The Future Government Institute's FGX Rating System recognises that you can't improve what you can't measure. But measurement itself changes the game. When organisations create frameworks to assess capability, they're not just observing—they're creating a new reality where previously invisible elements become concrete, discussable entities.

Making the Invisible Visible

The Behavioural Insights Team's work demonstrates how environmental design shapes behaviour. But first, you need to see the environment clearly. Their field guides emphasise deep observation—actually watching how people interact with systems rather than assuming you know.

This is where corporate legibility becomes transformative. When a company finally maps its actual customer journey (not the idealised version in PowerPoint), patterns emerge. Bottlenecks become obvious. Workarounds reveal themselves. The very act of documentation creates shared understanding that didn't exist before.

The Dark Side of Legibility

Scott warned about "high modernism"—the belief that rational, top-down systems can improve on organic complexity. Corporate projects fall into this trap constantly. A new CRM system promises to make customer relationships "legible," but in forcing messy reality into neat categories, something essential gets lost.
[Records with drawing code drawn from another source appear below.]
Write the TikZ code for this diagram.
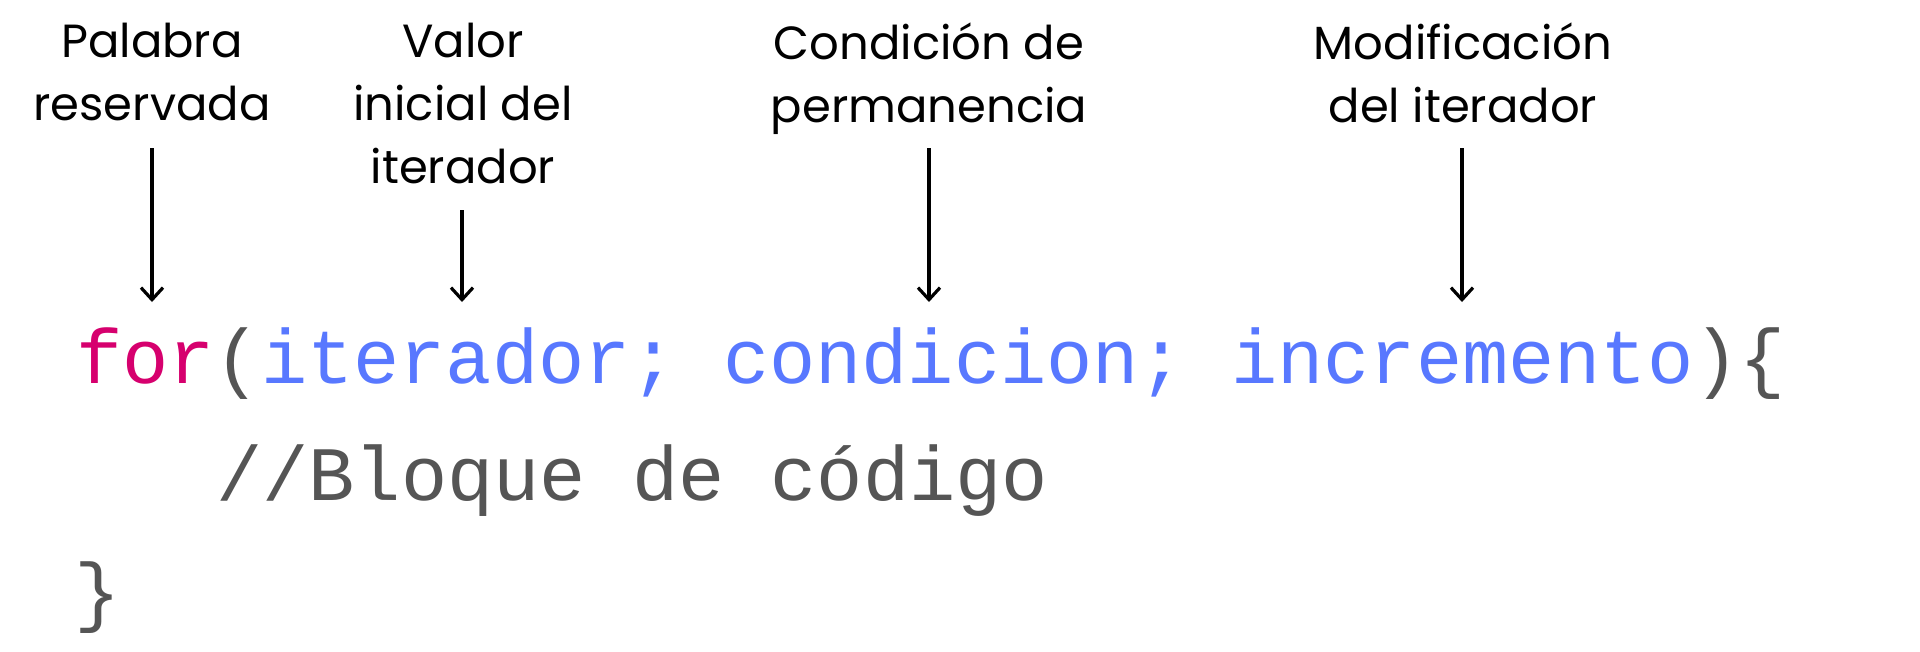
\documentclass[tikz,border=0pt]{standalone}
\usepackage{fontspec}
\setmainfont{Poppins}
\setmonofont{Liberation Mono}
\usetikzlibrary{arrows.meta}
\definecolor{kwmag}{HTML}{D6006E}
\definecolor{argblue}{HTML}{5878FF}
\definecolor{codegray}{HTML}{555555}
\tikzset{
  lbl/.style={align=center, inner sep=0pt, anchor=north, font=\fontsize{46.5}{63}\selectfont, text=black},
  codeline/.style={anchor=base west, inner sep=0pt, font=\ttfamily\fontsize{77}{77}\selectfont, text=codegray},
  arr/.style={line width=3.2pt, -{Straight Barb[length=12pt,width=22pt,line width=3.2pt]}}
}
\begin{document}
\begin{tikzpicture}[x=1pt,y=-1pt]
\useasboundingbox[fill=white] (0,0) rectangle (1920,651);
% labels
\node[lbl] (lab1) at (152,23) {Palabra\\reservada};
\node[lbl] (lab2) at (463,23) {Valor\\inicial del\\iterador};
\node[lbl] (lab3) at (929,23) {Condición de\\permanencia};
\node[lbl] (lab4) at (1463,23) {Modificación\\del iterador};
% code
\node[codeline] (code1) at (76,383) {\textcolor{kwmag}{for}(\textcolor{argblue}{iterador; condicion; incremento})\{};
\node[codeline] (code2) at (216,500) {//Bloque de código};
\node[codeline] (code3) at (74,617) {\}};
% arrow ends
\coordinate (s1) at (152,148); \coordinate (t1) at (152,302);
\coordinate (s2) at (462,210); \coordinate (t2) at (462,302);
\coordinate (s3) at (929,148); \coordinate (t3) at (929,302);
\coordinate (s4) at (1462,148); \coordinate (t4) at (1462,302);
\draw[arr] (s1) -- (t1);
\draw[arr] (s2) -- (t2);
\draw[arr] (s3) -- (t3);
\draw[arr] (s4) -- (t4);
\end{tikzpicture}
\end{document}
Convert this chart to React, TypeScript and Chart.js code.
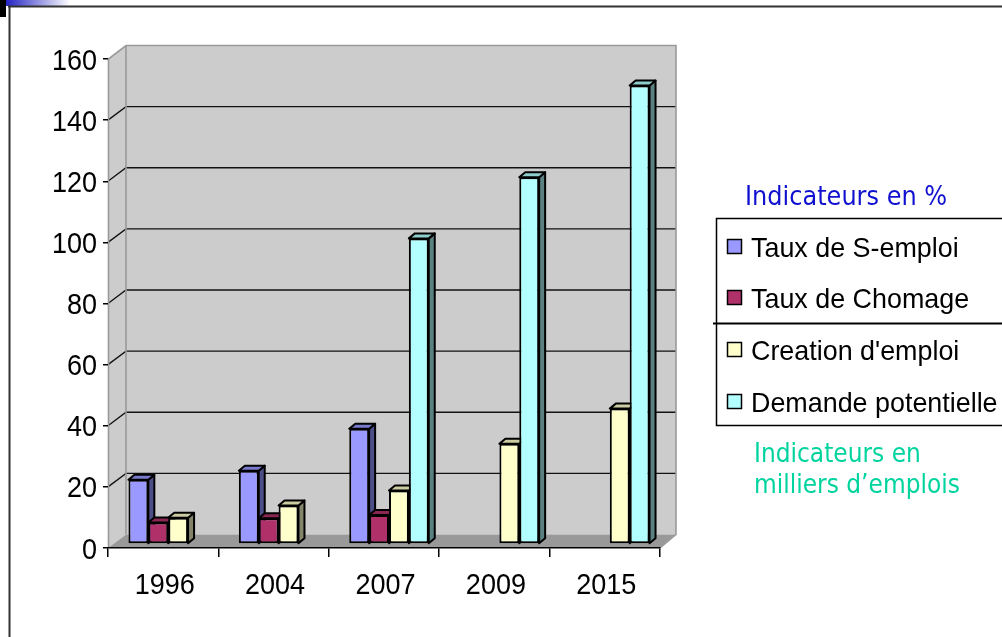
import React, { useEffect, useRef } from 'react';
import { Chart, registerables } from 'chart.js';

Chart.register(...registerables);

const categories = ['1996', '2004', '2007', '2009', '2015'];
const tauxSEmploi = [21, 24, 37.7, null, null];
const tauxChomage = [7, 8.4, 9.5, null, null];
const creationEmploi = [8.6, 12.6, 17.5, 32.8, 44.3];
const demandePotentielle = [null, null, 100, 120, 150];
const seriesLabels = ['Taux de S-emploi', 'Taux de Chomage', "Creation d'emploi", 'Demande potentielle'];
const yMin = 0;
const yMax = 160;
const yStep = 20;
const titlePct = 'Indicateurs en %';
const noteLines = ['Indicateurs en', 'milliers d\u2019emplois'];

const FRONT = ['#9999ff', '#b0306a', '#ffffcc', '#b3ffff'];
const SIDE = ['#4d4d88', '#5c1a38', '#84846a', '#5a8080'];
const TOP = ['#7a7acc', '#8a2652', '#cccca3', '#8fcccc'];

const FONT = '"Liberation Sans", Arial, sans-serif';
const WDX = 18, WDXR = 16, WDY = -13.5; // wall depth
const OX = 5, OY = -4; // bar plane offset
const BDX = 6, BDY = -5; // bar depth

function stretchedText(ctx: any, text: string, x: number, y: number, font: string, sx: number, align: string, color: string) {
  ctx.save();
  ctx.translate(x, y);
  ctx.scale(sx, 1);
  ctx.font = font;
  ctx.fillStyle = color;
  ctx.textAlign = align;
  ctx.textBaseline = 'alphabetic';
  ctx.fillText(text, 0, 0);
  ctx.restore();
}

const threeD = {
  id: 'threeD',
  beforeDraw(chart: any) {
    const ctx = chart.ctx;
    const { left, right, top, bottom } = chart.chartArea;
    const ys = chart.scales.y;
    ctx.save();
    ctx.fillStyle = '#ffffff';
    ctx.fillRect(0, 0, chart.width, chart.height);
    // frame decoration
    ctx.fillStyle = '#000';
    ctx.fillRect(0, 0, 6, 17);
    const g = ctx.createLinearGradient(6, 0, 70, 0);
    g.addColorStop(0, '#2424c4');
    g.addColorStop(1, '#ffffff');
    ctx.fillStyle = g;
    ctx.fillRect(6, 0, 64, 6);
    ctx.strokeStyle = '#333';
    ctx.lineWidth = 2;
    ctx.beginPath();
    ctx.moveTo(8, 6.5);
    ctx.lineTo(chart.width, 6.5);
    ctx.moveTo(9.5, 6);
    ctx.lineTo(9.5, chart.height);
    ctx.stroke();

    const bl = left + WDX, br = right + WDXR, bt = top + WDY, bb = bottom + WDY;
    ctx.fillStyle = '#cccccc';
    ctx.fillRect(bl, bt, br - bl, bb - bt);
    ctx.beginPath();
    ctx.moveTo(left, top);
    ctx.lineTo(bl, bt);
    ctx.lineTo(bl, bb);
    ctx.lineTo(left, bottom);
    ctx.closePath();
    ctx.fill();
    ctx.fillStyle = '#999999';
    ctx.beginPath();
    ctx.moveTo(left, bottom);
    ctx.lineTo(bl, bb);
    ctx.lineTo(br, bb);
    ctx.lineTo(right, bottom);
    ctx.closePath();
    ctx.fill();
    ctx.strokeStyle = '#111';
    ctx.lineWidth = 1.3;
    ys.ticks.forEach((t: any) => {
      if (t.value <= yMin || t.value >= yMax) return;
      const py = ys.getPixelForValue(t.value);
      ctx.beginPath();
      ctx.moveTo(left, py);
      ctx.lineTo(bl, py + WDY);
      ctx.lineTo(br, py + WDY);
      ctx.stroke();
    });
    ctx.strokeStyle = '#9a9a9a';
    ctx.lineWidth = 1.6;
    ctx.beginPath();
    ctx.moveTo(left + 0.5, bottom);
    ctx.lineTo(left + 0.5, top);
    ctx.lineTo(bl, bt);
    ctx.lineTo(br, bt);
    ctx.lineTo(br, bb);
    ctx.lineTo(right, bottom);
    ctx.moveTo(bl, bt);
    ctx.lineTo(bl, bb);
    ctx.stroke();
    ctx.restore();
  },
  beforeDatasetsDraw(chart: any) {
    const ctx = chart.ctx;
    ctx.save();
    ctx.translate(OX, OY);
    ctx.lineWidth = 2;
    ctx.lineJoin = 'round';
    ctx.strokeStyle = '#000';
    const n = chart.data.labels.length;
    for (let i = 0; i < n; i++) {
      chart.data.datasets.forEach((ds: any, d: number) => {
        const v = ds.data[i];
        if (v === null || v === undefined) return;
        const el = chart.getDatasetMeta(d).data[i];
        const { x, y, base, width } = el.getProps(['x', 'y', 'base', 'width'], true);
        const L = x - width / 2, R = x + width / 2;
        ctx.fillStyle = SIDE[d];
        ctx.beginPath();
        ctx.moveTo(R, y);
        ctx.lineTo(R + BDX, y + BDY);
        ctx.lineTo(R + BDX, base + BDY);
        ctx.lineTo(R, base);
        ctx.closePath();
        ctx.fill();
        ctx.stroke();
        ctx.fillStyle = TOP[d];
        ctx.beginPath();
        ctx.moveTo(L, y);
        ctx.lineTo(L + BDX, y + BDY);
        ctx.lineTo(R + BDX, y + BDY);
        ctx.lineTo(R, y);
        ctx.closePath();
        ctx.fill();
        ctx.stroke();
      });
    }
  },
  afterDatasetsDraw(chart: any) {
    chart.ctx.restore();
  },
  afterDraw(chart: any) {
    const ctx = chart.ctx;
    const ys = chart.scales.y;
    const xs = chart.scales.x;
    const tickFont = '30px ' + FONT;
    // axis tick labels
    ys.ticks.forEach((t: any, i: number) => {
      const py = ys.getPixelForTick(i);
      stretchedText(ctx, String(t.label), 97, py + 10.5, tickFont, 0.9, 'right', '#000');
    });
    xs.ticks.forEach((t: any, i: number) => {
      const px = xs.getPixelForTick(i);
      stretchedText(ctx, String(t.label), px + 1.5, 594, tickFont, 0.9, 'center', '#000');
    });
    // titles
    const dv = '27px "DejaVu Sans", Verdana, sans-serif';
    stretchedText(ctx, titlePct, 745, 205, dv, 0.89, 'left', '#1010d0');
    noteLines.forEach((line, k) => {
      stretchedText(ctx, line, 754, 462 + k * 31, dv, 0.865, 'left', '#00d49e');
    });
    // legend box
    ctx.save();
    ctx.strokeStyle = '#000';
    ctx.lineWidth = 1.5;
    ctx.beginPath();
    ctx.moveTo(chart.width, 218.5);
    ctx.lineTo(716.5, 218.5);
    ctx.lineTo(716.5, 425.5);
    ctx.lineTo(chart.width, 425.5);
    ctx.stroke();
    ctx.lineWidth = 2;
    ctx.beginPath();
    ctx.moveTo(713, 323.5);
    ctx.lineTo(chart.width, 323.5);
    ctx.stroke();
    const itemY = [247, 298, 350, 402];
    chart.data.datasets.forEach((ds: any, d: number) => {
      const cy = itemY[d];
      ctx.fillStyle = FRONT[d];
      ctx.fillRect(727.5, cy - 7.5, 14, 14);
      ctx.lineWidth = 1.5;
      ctx.strokeStyle = '#000';
      ctx.strokeRect(727.5, cy - 7.5, 14, 14);
      stretchedText(ctx, ds.label, 751, cy + 10, '28px ' + FONT, 0.96, 'left', '#000');
    });
    ctx.restore();
  },
};

export default function App() {
  const ref = useRef<HTMLCanvasElement>(null);
  useEffect(() => {
    if (!ref.current) return;
    const series = [tauxSEmploi, tauxChomage, creationEmploi, demandePotentielle];
    const chart = new Chart(ref.current, {
      type: 'bar',
      data: {
        labels: categories,
        datasets: series.map((data, i) => ({
          label: seriesLabels[i],
          data,
          backgroundColor: FRONT[i],
          borderColor: '#000',
          borderWidth: 2,
          borderSkipped: false,
          categoryPercentage: 0.72,
          barPercentage: 1,
        })),
      },
      options: {
        responsive: false,
        animation: false,
        devicePixelRatio: 1,
        layout: { padding: { left: 0, top: 59, right: 342, bottom: 0 } },
        plugins: { legend: { display: false }, tooltip: { enabled: false } },
        scales: {
          x: {
            grid: { offset: true, drawOnChartArea: false, drawTicks: true, tickLength: 9, color: '#000', lineWidth: 1.5 },
            border: { display: true, color: '#000', width: 1.5 },
            ticks: { display: false, maxRotation: 0 },
            afterFit: (s: any) => { s.height = 89; },
          },
          y: {
            min: yMin,
            max: yMax,
            ticks: { display: false, stepSize: yStep },
            grid: { drawOnChartArea: false, drawTicks: true, tickLength: 5, color: '#000', lineWidth: 1.5 },
            border: { display: false },
            afterFit: (s: any) => { s.width = 108; },
          },
        },
      },
      plugins: [threeD],
    } as any);
    return () => chart.destroy();
  }, []);
  return (
    <canvas
      ref={ref}
      width={1002}
      height={637}
      style={{ position: 'absolute', left: 0, top: 0, width: 1002, height: 637 }}
    />
  );
}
The sales rep who remembers a client's daughter graduated last year? That knowledge doesn't fit the schema. The informal deal structure that kept a difficult customer happy? It gets standardised away. Legibility enables control, but control isn't always beneficial.

BIT's emphasis on iterative testing and "radical incrementalism" acknowledges that you can't design perfect systems from the centre. You need feedback loops between top-down legibility and bottom-up reality.

The Transformation, Not Just the View

You can't see something clearly without changing it.

When an organisation implements proper project management tools, they're not just gaining visibility. They're changing how teams work. New categories emerge. New metrics become possible. New behaviours get rewarded. The environment becomes legible, and in becoming legible, it becomes different.

The FGI's capability frameworks do this deliberately. By defining what "Government 3.0" looks like, they're not just measuring—they're creating a shared language that shapes how organisations develop. The rating becomes aspirational. The invisible becomes not just visible, but actionable.

Designing for Productive Legibility

So how do corporate projects harness legibility without falling into Scott's traps?

First, recognise the limits. BIT's emphasis on field research balances quantitative metrics. Your dashboard shows project completion rates, but can it show morale? Creativity? The informal knowledge-sharing that makes teams effective?

Second, make legibility participatory. Real-time feedback from users of corporate processes is crucial here. Those actually navigating property leases or processing title certificates know where the system breaks. They see the workarounds. Rather than imposing legibility frameworks from above, organisations should create mechanisms for frontline users to continuously define what "good" looks like. This isn't a one-time requirements gathering exercise—it's an ongoing conversation about what matters and how to measure it.

Third, maintain illegible spaces. Scott celebrated "metis"—practical, local knowledge that can't be codified. Smart organisations preserve room for improvisation and practices that work but can't be fully explained.

Fourth, iterate constantly. BIT's experimental approach—testing variants, measuring outcomes, refining—acknowledges that first attempts at legibility are always partial. Your initial project framework won't capture everything important.

The Power of Clarity

When organisations genuinely make their environment legible—not through crude metrics but through thoughtful observation and categorisation—transformation follows naturally. The knowledge trapped in long-term employees' heads gets externalised. The physical documents get digitised. The informal workarounds get examined and either formalised or eliminated.

People can see problems they couldn't articulate before. Patterns emerge from chaos. Coordination becomes possible across boundaries. Single points of failure become visible, then addressable.

Your corporate project isn't revealing a hidden reality—it's creating a new one. The question isn't whether to pursue legibility. You're doing it already. The question is whether you're doing it thoughtfully, with awareness of both its power and its dangers.